Das ging jetzt zwei Monate gut.
Also: Entweder ich ziehe diese Dinge teleprotreptisch an, oder ich entdecke neue Verkehrswege immer just in dem Augenblick, in dem sie von allen anderen auch entdeckt werden. So wir der Fahrradständer vor dem Edeka, aber das ist eine andere Geschichte.
Weitere Ausweichmöglichkeiten sehe ich keine. Ein Auto kommt aus vielerlei Gründen, nicht zuletzt ökologischen, nicht in Frage. Bleibt nur noch das Fahrrad. Dann bräuchte ich zwar bei gutem Wetter und Rückenwind doppelt solange wie mit der Stadtbahn und viermal so lange wie mit dem Zug, aber ich wäre an der frischen Luft, ich säße bequem und teilen müßte ich meinen Fahrradsattel auch mit keinem.
1 Ich entschuldige mich bei allen Berggorillas für den Vergleich.

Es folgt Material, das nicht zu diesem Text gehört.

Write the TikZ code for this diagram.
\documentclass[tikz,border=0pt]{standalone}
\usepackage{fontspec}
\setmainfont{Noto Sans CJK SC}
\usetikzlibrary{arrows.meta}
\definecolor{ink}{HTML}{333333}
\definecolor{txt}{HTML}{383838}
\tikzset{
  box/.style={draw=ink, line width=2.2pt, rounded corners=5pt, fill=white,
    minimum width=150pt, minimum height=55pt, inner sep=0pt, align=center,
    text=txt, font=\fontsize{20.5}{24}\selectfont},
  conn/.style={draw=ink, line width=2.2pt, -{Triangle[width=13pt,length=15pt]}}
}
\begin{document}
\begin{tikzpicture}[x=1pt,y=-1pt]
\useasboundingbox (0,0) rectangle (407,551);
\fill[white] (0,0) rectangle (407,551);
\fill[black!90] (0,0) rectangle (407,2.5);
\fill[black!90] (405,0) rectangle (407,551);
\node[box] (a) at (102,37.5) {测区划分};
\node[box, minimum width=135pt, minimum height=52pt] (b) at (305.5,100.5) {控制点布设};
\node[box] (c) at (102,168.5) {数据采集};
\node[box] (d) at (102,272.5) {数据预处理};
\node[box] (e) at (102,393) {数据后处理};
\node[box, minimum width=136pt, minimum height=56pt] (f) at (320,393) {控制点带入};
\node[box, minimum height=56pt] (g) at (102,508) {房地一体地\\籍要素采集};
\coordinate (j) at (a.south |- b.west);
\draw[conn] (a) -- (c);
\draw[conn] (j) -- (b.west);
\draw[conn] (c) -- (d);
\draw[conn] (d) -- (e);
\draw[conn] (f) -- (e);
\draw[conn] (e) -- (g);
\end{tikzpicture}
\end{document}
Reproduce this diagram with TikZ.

Das muss man von klein auf gemacht haben, späte Einführung funktioniert vermutlich nicht. Aber bei diesem Wetter kann man es zumindestens mal versuchen mit dem Radeln zum Job.
REPLY:
Ich habe von klein auf immer alles mit dem Fahrrad gemacht, aber die Entfernungen waren moderat. Hier wären es hin- und zurück an die 60 km. Das ist viel. Man könnte zwar die Sache sportlich sehen und die Wege als Trainingseinheiten verbuchen. Dazu muß man aber bedenken, daß man auch wieder zurück fahren muß (das ist vor allem nach einem Arbeitstag, bei Gegenwind, Dunkelheit und schlechtem Wetter kein Spaß). Und dann ist Fahrradfahren nicht eben der Sport meiner Präferenz. Von Reifenpanne, Lichtausfall und Unfallgefahr mal ganz abgesehen.